Chippewa Indians of Minnesota v. United States
Headline: A Native American tribe’s claims are rejected as the Court affirms that a 1908 law converted tribal lands into a national forest in 1908 and dismisses a separate survey-based claim for lack of authority to hear it.
Holding:
- Treats the 1908 law as taking tribal land and timber effective in 1908.
- Prevents recovery based on a later timber appraisal date.

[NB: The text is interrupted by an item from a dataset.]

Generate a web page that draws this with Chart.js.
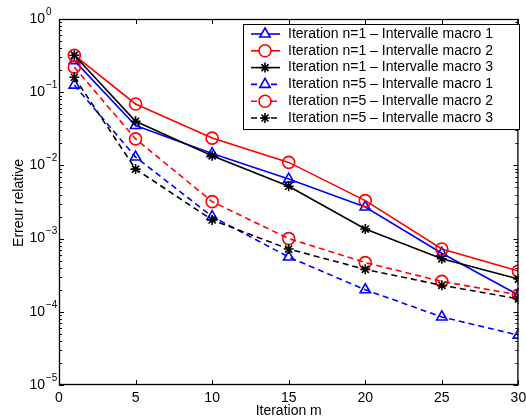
<!DOCTYPE html>
<html>
<head>
<meta charset="utf-8">
<script src="https://cdn.jsdelivr.net/npm/chart.js@4"></script>
<style>
  html, body { margin: 0; padding: 0; background: #fff; }
  #wrap { width: 526px; height: 419px; }
</style>
</head>
<body>
<div id="wrap"><canvas id="errChart" width="526" height="419"></canvas></div>
<script>
const iterations = [1, 5, 10, 15, 20, 25, 30];
const n1Macro1 = [0.27, 0.035, 0.0145, 0.0065, 0.0027, 0.00063, 0.00017];
const n1Macro2 = [0.32, 0.069, 0.0236, 0.011, 0.0033, 0.00072, 0.00036];
const n1Macro3 = [0.32, 0.040, 0.0135, 0.0052, 0.00135, 0.00053, 0.00028];
const n5Macro1 = [0.125, 0.013, 0.002, 0.00056, 0.0002, 0.000085, 0.000048];
const n5Macro2 = [0.22, 0.023, 0.0032, 0.001, 0.00047, 0.00026, 0.00017];
const n5Macro3 = [0.16, 0.0089, 0.0018, 0.00072, 0.00038, 0.00023, 0.00015];

const xTicks = [0, 5, 10, 15, 20, 25, 30];
const yExponents = [0, -1, -2, -3, -4, -5];
const seriesLabels = [
    'Iteration n=1 \u2013 Intervalle macro 1',
    'Iteration n=1 \u2013 Intervalle macro 2',
    'Iteration n=1 \u2013 Intervalle macro 3',
    'Iteration n=5 \u2013 Intervalle macro 1',
    'Iteration n=5 \u2013 Intervalle macro 2',
    'Iteration n=5 \u2013 Intervalle macro 3'
];

const FONT = '"Liberation Sans", Arial, Helvetica, sans-serif';
const DASH = [6, 4];

function makeSet(i, values, color, style, dashed) {
    return {
        label: seriesLabels[i],
        data: values.map((v, k) => ({ x: iterations[k], y: v })),
        borderColor: color,
        backgroundColor: 'rgba(0,0,0,0)',
        borderWidth: 1.6,
        borderDash: dashed ? DASH : [],
        pointStyle: style,
        pointRadius: style === 'star' ? 5 : 6,
        pointBorderWidth: 1.6,
        pointBorderColor: color,
        pointBackgroundColor: 'rgba(0,0,0,0)',
        tension: 0,
        order: 6 - i
    };
}

const datasets = [
    makeSet(0, n1Macro1, '#0000ff', 'triangle', false),
    makeSet(1, n1Macro2, '#ff0000', 'circle', false),
    makeSet(2, n1Macro3, '#000000', 'star', false),
    makeSet(3, n5Macro1, '#0000ff', 'triangle', true),
    makeSet(4, n5Macro2, '#ff0000', 'circle', true),
    makeSet(5, n5Macro3, '#000000', 'star', true)
];

const matlabAxes = {
    id: 'matlabAxes',
    afterDatasetsDraw(chart) {
        const ctx = chart.ctx;
        const a = chart.chartArea;
        const xs = chart.scales.x;
        const ys = chart.scales.y;
        ctx.save();
        ctx.strokeStyle = '#000';
        ctx.lineWidth = 1;

        // x ticks top and bottom
        xTicks.forEach(t => {
            const px = Math.round(xs.getPixelForValue(t)) + 0.5;
            ctx.beginPath();
            ctx.moveTo(px, a.bottom); ctx.lineTo(px, a.bottom - 5);
            ctx.moveTo(px, a.top); ctx.lineTo(px, a.top + 5);
            ctx.stroke();
        });

        // y ticks, major + minor, left and right
        for (let e = -5; e <= 0; e++) {
            for (let m = 1; m <= 9; m++) {
                const v = m * Math.pow(10, e);
                if (v > 1) break;
                const py = Math.round(ys.getPixelForValue(v)) + 0.5;
                const len = m === 1 ? 5 : 3;
                ctx.beginPath();
                ctx.moveTo(a.left, py); ctx.lineTo(a.left + len, py);
                ctx.moveTo(a.right, py); ctx.lineTo(a.right - len, py);
                ctx.stroke();
            }
        }

        // box
        ctx.lineWidth = 1.3;
        ctx.strokeRect(a.left + 0.5, a.top + 0.5, a.right - a.left - 1, a.bottom - a.top - 1);

        // tick labels
        ctx.fillStyle = '#000';
        ctx.font = '14px ' + FONT;
        ctx.textAlign = 'center';
        ctx.textBaseline = 'middle';
        xTicks.forEach(t => {
            ctx.fillText(String(t), xs.getPixelForValue(t), a.bottom + 13);
        });
        yExponents.forEach(e => {
            const py = ys.getPixelForValue(Math.pow(10, e));
            ctx.font = '14px ' + FONT;
            ctx.textAlign = 'right';
            ctx.textBaseline = 'middle';
            ctx.fillText('10', 45, py);
            ctx.font = '10px ' + FONT;
            ctx.textAlign = 'left';
            ctx.fillText(String(e).replace('-', '\u2212'), 46, py - 7);
        });

        // axis titles
        ctx.font = '14px ' + FONT;
        ctx.textAlign = 'center';
        ctx.textBaseline = 'middle';
        ctx.fillText('Iteration m', (a.left + a.right) / 2, 411);
        ctx.save();
        ctx.translate(19, (a.top + a.bottom) / 2 + 1);
        ctx.rotate(-Math.PI / 2);
        ctx.fillText('Erreur relative', 0, 0);
        ctx.restore();

        // legend
        const lx = 243, ly = 24, lw = 276, lh = 105;
        ctx.fillStyle = '#fff';
        ctx.fillRect(lx, ly, lw, lh);
        ctx.lineWidth = 1;
        ctx.strokeStyle = '#000';
        ctx.strokeRect(lx + 0.5, ly + 0.5, lw, lh);
        chart.data.datasets.forEach((ds, i) => {
            const cy = ly + 10 + i * 16.8;
            ctx.strokeStyle = ds.borderColor;
            ctx.lineWidth = ds.borderWidth;
            ctx.setLineDash(ds.borderDash);
            ctx.beginPath();
            ctx.moveTo(251, cy); ctx.lineTo(280, cy);
            ctx.stroke();
            ctx.setLineDash([]);
            ctx.fillStyle = '#fff';
            Chart.helpers.drawPoint(ctx, {
                pointStyle: ds.pointStyle,
                radius: ds.pointRadius,
                borderWidth: ds.pointBorderWidth,
                rotation: 0
            }, 265, cy);
            ctx.fillStyle = '#000';
            ctx.font = '14px ' + FONT;
            ctx.textAlign = 'left';
            ctx.textBaseline = 'middle';
            ctx.fillText(ds.label, 288, cy);
        });
        ctx.restore();
    }
};

new Chart(document.getElementById('errChart'), {
    type: 'line',
    data: { datasets: datasets },
    options: {
        responsive: false,
        animation: false,
        layout: { padding: { left: 59, right: 2, top: 19, bottom: 34 } },
        scales: {
            x: { type: 'linear', min: 0, max: 30, display: false },
            y: { type: 'logarithmic', min: 1e-5, max: 1, display: false }
        },
        plugins: {
            legend: { display: false },
            tooltip: { enabled: false }
        }
    },
    plugins: [matlabAxes]
});
</script>
</body>
</html>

- Bars survey-based land claims not covered by the 1889 statute from this forum.
Summary
Background
A group of Chippewa Indians sued the United States in the Court of Claims with two separate complaints. First, they sought payment for timber and land after a 1908 Act created a national forest on land the government had held in trust for the tribe. Second, they alleged old government survey errors (1872–1885) excluded lands from reservations and led to wrongful sales before 1889. The Court of Claims dismissed both claims and denied government offsets without prejudice; Congress then required this Court to review that judgment.
Reasoning
The main question was when the government’s action became a taking: at the 1908 law’s enactment or at a later timber appraisal approved in 1923. The Court examined the 1908 Act’s language describing lands “hereby” created as a national forest and concluded Congress intended to appropriate the property in 1908, so compensation must be measured as of that date. Because the lower court found the timber lacked merchantable value in 1908, the tribe’s compensation claim failed. The second claim depended on whether it arose under the 1889 Act or later Indian-affairs statutes; the Court found it did not, so the claims court lacked authority to decide it.
Real world impact
The decision treats the 1908 statute as the effective date of the taking, limiting the tribe’s ability to recover based on later appraisals. It leaves earlier survey-based property complaints outside the specific statutory authority used here, so such claims may be barred from this forum. The judgment of the Court of Claims is affirmed.